■ EXERCISE AIM
Print the lines from the one that contains "Write a Python" to the one that contains "Serif, Times New", inclusive, exactly as they appear, and please drop any pictures.

■ EXTRACTED MATERIAL
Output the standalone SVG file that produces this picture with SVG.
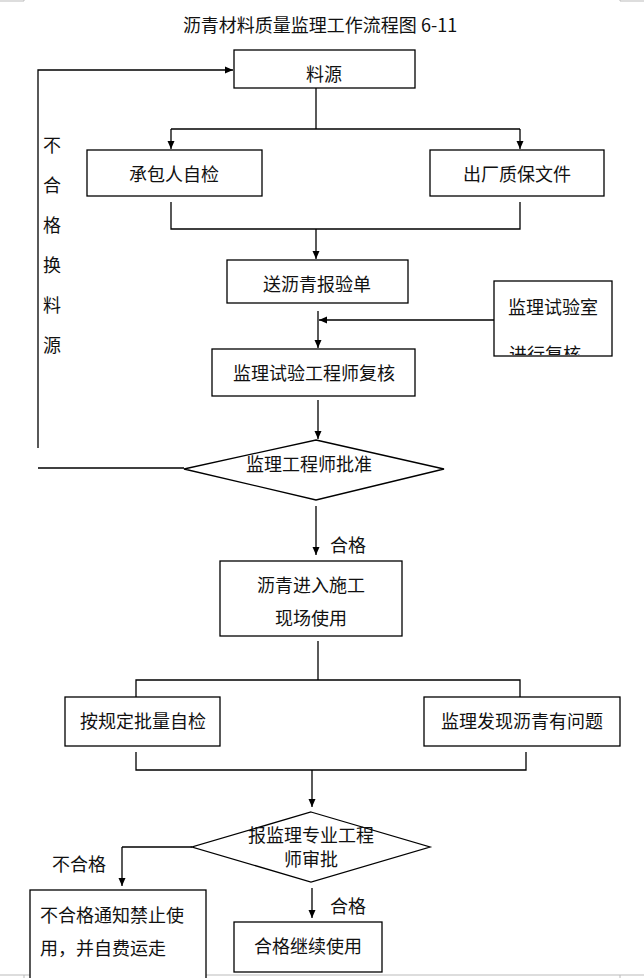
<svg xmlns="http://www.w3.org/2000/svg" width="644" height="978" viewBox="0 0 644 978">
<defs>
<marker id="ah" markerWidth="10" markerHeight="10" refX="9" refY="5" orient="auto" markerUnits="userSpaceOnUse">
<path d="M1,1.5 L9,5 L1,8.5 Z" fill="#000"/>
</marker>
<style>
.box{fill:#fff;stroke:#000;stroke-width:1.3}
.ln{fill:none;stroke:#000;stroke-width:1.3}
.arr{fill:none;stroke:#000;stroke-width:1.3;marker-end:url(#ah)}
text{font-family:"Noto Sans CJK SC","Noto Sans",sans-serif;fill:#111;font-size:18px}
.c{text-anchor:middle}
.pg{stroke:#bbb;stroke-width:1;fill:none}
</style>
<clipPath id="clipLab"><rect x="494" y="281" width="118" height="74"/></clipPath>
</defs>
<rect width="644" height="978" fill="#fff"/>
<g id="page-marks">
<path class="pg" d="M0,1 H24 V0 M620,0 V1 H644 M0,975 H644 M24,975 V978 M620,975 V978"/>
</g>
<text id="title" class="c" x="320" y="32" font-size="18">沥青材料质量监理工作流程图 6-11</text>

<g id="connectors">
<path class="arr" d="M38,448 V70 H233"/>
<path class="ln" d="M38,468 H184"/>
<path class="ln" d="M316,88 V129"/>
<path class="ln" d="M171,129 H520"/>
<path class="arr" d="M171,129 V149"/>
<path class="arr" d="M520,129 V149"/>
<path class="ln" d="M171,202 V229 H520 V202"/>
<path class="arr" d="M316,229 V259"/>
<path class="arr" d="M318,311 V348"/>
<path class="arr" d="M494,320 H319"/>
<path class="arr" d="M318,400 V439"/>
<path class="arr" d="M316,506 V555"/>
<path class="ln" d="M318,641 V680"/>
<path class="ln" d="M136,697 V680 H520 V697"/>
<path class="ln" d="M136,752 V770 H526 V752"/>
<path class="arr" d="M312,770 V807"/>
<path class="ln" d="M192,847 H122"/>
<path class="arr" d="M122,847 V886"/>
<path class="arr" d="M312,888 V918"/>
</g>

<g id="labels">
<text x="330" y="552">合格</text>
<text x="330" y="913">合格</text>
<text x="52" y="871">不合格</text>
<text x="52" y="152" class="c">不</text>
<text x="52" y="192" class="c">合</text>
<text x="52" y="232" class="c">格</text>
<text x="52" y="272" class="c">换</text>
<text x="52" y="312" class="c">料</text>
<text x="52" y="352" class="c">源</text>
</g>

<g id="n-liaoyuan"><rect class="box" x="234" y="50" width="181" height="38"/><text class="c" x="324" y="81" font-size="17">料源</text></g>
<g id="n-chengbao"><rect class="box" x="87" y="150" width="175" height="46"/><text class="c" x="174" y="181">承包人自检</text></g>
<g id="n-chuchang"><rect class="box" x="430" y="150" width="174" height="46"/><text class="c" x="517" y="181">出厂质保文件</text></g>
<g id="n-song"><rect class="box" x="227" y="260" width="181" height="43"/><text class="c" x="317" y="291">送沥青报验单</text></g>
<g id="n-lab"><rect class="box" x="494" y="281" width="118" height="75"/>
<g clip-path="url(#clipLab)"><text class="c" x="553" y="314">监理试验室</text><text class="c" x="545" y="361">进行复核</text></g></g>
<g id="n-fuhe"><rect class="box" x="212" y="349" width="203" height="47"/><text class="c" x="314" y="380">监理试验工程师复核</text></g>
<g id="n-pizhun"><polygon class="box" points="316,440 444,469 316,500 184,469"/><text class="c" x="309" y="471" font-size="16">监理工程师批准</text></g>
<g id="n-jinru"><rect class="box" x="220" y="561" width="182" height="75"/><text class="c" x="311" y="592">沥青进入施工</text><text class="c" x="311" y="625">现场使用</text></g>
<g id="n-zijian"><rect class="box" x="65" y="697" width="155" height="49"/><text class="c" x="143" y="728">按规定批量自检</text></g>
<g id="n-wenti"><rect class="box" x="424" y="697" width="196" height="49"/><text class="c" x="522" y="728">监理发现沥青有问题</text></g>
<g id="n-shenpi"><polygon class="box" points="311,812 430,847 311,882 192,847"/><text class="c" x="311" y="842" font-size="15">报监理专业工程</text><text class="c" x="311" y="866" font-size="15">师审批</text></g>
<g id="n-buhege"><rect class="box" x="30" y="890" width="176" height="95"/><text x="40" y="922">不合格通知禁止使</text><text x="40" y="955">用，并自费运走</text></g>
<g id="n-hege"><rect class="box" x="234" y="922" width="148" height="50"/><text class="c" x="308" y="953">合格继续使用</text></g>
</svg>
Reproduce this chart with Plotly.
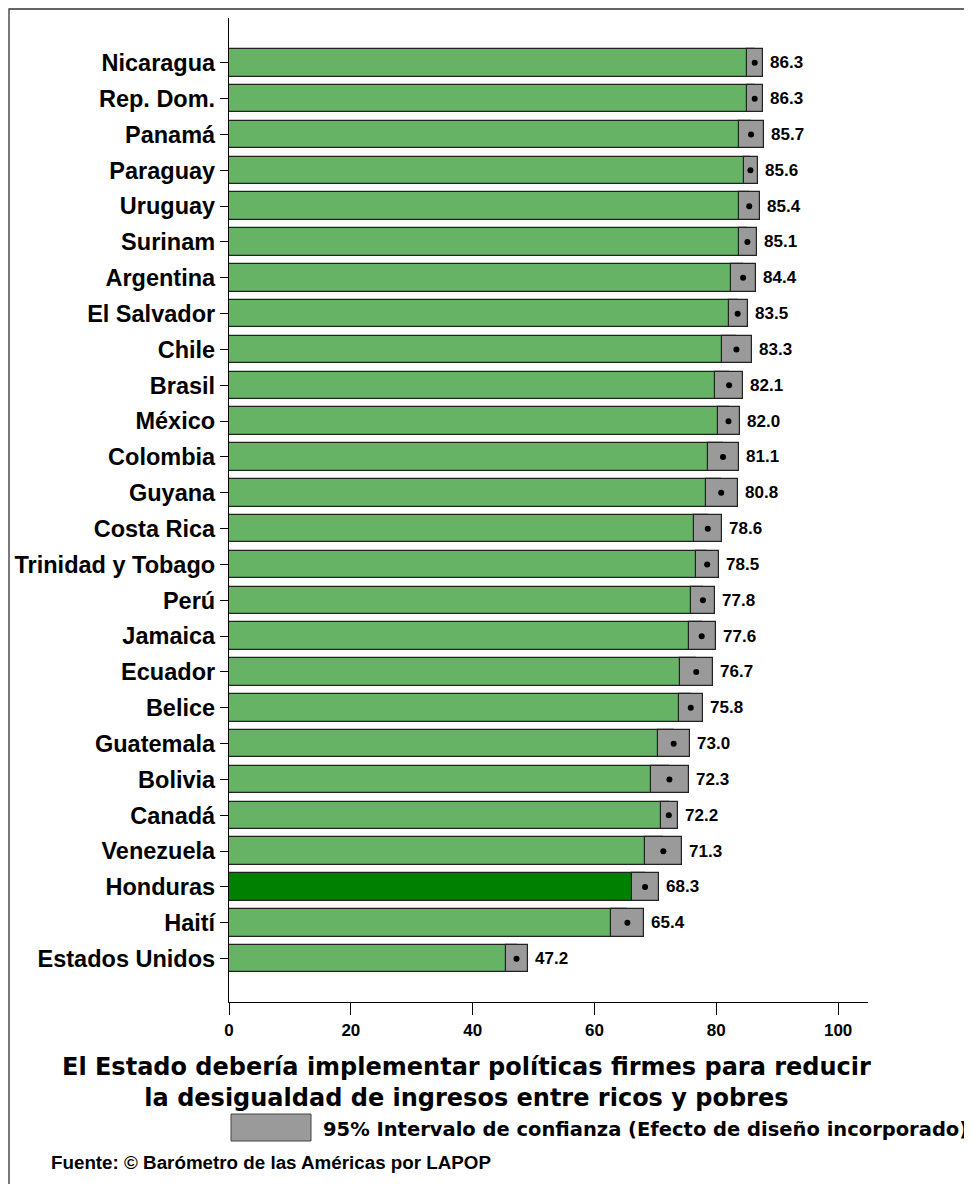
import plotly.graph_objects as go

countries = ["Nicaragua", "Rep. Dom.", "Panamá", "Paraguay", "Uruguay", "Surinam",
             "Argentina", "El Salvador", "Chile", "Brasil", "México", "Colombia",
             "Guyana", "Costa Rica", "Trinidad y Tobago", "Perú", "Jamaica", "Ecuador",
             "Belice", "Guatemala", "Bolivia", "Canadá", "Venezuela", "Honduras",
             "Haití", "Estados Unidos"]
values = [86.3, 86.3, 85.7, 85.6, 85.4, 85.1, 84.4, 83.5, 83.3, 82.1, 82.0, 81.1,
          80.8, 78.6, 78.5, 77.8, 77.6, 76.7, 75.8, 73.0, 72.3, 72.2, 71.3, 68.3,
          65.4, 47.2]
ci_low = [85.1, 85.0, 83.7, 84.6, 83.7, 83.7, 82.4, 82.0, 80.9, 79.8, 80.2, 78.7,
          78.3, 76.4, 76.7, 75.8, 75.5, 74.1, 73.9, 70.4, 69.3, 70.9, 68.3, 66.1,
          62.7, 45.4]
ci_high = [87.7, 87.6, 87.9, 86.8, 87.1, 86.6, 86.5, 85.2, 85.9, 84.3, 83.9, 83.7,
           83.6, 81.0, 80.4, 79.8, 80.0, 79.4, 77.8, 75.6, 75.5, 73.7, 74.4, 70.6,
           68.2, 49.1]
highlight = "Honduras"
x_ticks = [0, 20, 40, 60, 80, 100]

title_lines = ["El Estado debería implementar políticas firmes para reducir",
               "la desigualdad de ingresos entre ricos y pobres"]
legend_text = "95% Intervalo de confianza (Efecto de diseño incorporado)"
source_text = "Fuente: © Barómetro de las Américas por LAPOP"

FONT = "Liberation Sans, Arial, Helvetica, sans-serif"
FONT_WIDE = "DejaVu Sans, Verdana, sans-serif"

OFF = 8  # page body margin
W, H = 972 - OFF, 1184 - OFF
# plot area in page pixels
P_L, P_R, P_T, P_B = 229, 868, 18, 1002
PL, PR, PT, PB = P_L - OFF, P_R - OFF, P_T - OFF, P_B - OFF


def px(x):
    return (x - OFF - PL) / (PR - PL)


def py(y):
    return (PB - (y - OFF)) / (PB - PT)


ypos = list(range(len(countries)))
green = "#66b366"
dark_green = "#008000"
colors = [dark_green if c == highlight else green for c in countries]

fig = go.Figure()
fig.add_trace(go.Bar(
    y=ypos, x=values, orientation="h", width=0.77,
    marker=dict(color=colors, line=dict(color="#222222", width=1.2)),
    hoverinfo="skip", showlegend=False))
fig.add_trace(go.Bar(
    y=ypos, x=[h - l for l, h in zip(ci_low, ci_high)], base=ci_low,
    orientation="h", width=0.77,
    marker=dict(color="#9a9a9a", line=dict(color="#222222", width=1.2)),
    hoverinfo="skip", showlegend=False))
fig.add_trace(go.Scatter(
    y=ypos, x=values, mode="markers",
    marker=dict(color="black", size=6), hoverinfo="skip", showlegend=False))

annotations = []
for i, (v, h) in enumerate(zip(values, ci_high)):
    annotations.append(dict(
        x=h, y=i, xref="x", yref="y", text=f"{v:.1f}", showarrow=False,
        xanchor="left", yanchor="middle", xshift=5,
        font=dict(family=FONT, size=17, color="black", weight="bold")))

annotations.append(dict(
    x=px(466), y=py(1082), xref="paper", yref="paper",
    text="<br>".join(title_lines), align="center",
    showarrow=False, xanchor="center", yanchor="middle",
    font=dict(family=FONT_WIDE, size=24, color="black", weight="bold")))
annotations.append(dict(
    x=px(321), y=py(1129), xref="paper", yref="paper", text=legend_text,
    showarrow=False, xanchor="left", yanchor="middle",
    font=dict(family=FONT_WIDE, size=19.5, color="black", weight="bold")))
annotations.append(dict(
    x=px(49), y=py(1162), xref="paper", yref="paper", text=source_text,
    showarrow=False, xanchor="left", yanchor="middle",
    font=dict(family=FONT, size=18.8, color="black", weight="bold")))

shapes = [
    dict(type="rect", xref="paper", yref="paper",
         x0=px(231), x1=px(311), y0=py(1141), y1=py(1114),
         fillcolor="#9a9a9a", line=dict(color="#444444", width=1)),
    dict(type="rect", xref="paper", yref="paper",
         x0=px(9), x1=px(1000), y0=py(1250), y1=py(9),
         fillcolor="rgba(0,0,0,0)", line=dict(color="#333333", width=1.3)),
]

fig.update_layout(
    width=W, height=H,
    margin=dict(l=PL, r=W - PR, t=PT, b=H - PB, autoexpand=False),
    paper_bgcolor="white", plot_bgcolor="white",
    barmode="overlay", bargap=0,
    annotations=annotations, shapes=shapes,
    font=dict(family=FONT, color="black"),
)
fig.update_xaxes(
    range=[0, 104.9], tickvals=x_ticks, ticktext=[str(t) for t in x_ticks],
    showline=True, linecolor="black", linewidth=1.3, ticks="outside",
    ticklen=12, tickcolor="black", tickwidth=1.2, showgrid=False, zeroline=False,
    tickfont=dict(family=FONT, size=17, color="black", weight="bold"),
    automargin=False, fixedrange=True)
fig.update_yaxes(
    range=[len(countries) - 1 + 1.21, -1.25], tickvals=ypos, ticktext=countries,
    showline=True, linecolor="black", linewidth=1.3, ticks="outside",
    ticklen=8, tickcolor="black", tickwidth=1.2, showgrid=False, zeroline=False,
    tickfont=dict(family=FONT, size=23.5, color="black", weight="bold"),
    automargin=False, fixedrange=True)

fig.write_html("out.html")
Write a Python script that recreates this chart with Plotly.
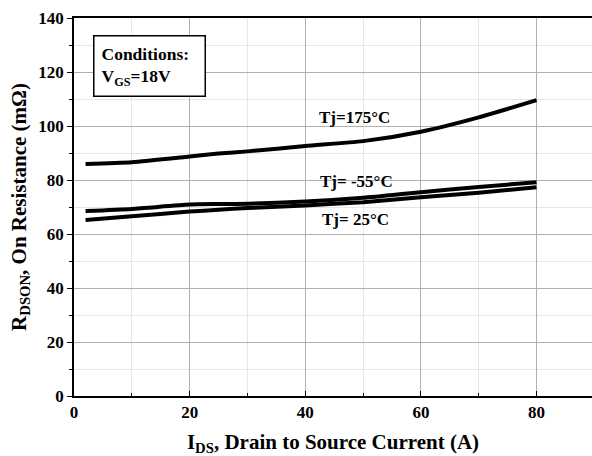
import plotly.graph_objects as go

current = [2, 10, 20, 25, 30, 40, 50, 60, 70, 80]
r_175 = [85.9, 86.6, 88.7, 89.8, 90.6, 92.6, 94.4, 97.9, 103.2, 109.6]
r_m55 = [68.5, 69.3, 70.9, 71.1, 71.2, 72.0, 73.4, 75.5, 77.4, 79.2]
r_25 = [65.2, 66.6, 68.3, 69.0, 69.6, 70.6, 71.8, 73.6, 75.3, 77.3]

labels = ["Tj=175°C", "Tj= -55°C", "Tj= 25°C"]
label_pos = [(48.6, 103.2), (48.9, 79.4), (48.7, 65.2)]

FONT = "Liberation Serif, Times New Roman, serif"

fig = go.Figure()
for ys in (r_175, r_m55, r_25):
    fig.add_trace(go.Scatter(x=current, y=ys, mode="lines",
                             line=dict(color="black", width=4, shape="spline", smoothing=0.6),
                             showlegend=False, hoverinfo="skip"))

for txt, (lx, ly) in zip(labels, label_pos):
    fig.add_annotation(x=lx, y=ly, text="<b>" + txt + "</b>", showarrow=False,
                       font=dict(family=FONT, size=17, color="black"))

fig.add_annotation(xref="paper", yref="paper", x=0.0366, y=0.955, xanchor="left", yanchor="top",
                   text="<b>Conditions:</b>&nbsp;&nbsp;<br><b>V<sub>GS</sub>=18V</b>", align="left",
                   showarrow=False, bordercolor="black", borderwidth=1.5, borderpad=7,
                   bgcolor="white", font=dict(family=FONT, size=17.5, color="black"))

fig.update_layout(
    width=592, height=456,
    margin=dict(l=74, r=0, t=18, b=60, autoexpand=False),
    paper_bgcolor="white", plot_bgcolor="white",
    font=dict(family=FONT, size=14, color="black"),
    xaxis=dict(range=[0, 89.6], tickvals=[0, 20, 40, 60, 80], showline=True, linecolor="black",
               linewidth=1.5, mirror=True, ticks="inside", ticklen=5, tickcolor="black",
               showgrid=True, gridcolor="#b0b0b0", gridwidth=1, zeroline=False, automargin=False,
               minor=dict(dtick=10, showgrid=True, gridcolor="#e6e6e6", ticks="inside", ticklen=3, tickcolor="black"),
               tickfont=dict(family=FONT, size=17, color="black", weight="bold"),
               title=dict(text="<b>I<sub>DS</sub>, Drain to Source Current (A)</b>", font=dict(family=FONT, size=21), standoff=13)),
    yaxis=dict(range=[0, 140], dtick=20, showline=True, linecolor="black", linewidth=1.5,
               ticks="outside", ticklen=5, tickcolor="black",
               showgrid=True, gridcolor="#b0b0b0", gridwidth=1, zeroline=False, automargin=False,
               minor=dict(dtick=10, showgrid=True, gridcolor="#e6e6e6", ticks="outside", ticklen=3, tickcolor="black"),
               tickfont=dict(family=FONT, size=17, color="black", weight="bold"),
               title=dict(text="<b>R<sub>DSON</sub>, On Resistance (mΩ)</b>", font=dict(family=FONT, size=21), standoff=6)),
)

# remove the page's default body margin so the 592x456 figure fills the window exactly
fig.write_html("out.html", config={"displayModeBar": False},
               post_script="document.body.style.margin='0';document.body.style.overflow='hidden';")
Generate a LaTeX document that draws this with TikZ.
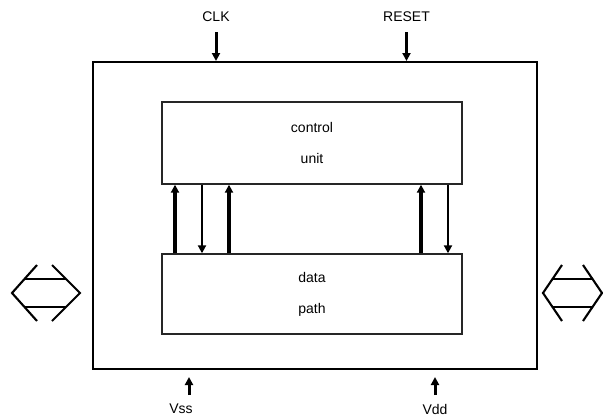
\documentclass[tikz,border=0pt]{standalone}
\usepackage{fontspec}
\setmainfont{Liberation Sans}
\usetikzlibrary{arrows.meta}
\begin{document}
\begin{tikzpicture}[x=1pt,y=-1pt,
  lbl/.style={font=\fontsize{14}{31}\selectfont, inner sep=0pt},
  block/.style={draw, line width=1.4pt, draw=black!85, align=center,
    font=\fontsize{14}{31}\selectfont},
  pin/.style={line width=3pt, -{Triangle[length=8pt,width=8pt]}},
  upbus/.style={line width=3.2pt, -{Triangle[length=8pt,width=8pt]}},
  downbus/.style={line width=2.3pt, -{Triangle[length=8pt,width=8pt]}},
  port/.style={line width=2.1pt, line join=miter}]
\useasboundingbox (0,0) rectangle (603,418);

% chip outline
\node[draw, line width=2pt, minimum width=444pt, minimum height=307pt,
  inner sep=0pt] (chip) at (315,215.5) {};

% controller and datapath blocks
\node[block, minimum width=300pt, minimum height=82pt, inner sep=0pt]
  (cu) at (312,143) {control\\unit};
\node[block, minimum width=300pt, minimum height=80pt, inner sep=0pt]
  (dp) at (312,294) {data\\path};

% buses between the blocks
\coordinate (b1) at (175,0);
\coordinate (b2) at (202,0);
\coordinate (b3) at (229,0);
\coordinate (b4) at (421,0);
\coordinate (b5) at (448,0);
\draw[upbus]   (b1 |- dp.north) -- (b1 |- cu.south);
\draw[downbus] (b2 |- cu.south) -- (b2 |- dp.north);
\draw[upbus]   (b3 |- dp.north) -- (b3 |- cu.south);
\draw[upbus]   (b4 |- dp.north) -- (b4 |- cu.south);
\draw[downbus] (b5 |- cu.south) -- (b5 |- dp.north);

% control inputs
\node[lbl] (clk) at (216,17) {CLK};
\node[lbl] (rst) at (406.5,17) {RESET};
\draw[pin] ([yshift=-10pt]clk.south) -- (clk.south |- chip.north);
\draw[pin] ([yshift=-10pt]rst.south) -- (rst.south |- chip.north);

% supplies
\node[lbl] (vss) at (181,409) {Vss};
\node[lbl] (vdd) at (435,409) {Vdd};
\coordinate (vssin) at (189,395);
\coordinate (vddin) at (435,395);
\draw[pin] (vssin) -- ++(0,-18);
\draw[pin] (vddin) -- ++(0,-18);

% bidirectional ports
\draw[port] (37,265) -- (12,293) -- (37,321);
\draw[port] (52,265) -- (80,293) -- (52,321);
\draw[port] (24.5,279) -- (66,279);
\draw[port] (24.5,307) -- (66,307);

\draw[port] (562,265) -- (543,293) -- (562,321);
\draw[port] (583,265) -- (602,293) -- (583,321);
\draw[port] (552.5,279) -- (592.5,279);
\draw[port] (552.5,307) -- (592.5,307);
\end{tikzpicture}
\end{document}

■ COMPLETE OUTPUT
Write a Python script that recreates this chart with Plotly.
import plotly.graph_objects as go

current = [2, 10, 20, 25, 30, 40, 50, 60, 70, 80]
r_175 = [85.9, 86.6, 88.7, 89.8, 90.6, 92.6, 94.4, 97.9, 103.2, 109.6]
r_m55 = [68.5, 69.3, 70.9, 71.1, 71.2, 72.0, 73.4, 75.5, 77.4, 79.2]
r_25 = [65.2, 66.6, 68.3, 69.0, 69.6, 70.6, 71.8, 73.6, 75.3, 77.3]

labels = ["Tj=175°C", "Tj= -55°C", "Tj= 25°C"]
label_pos = [(48.6, 103.2), (48.9, 79.4), (48.7, 65.2)]

FONT = "Liberation Serif, Times New Roman, serif"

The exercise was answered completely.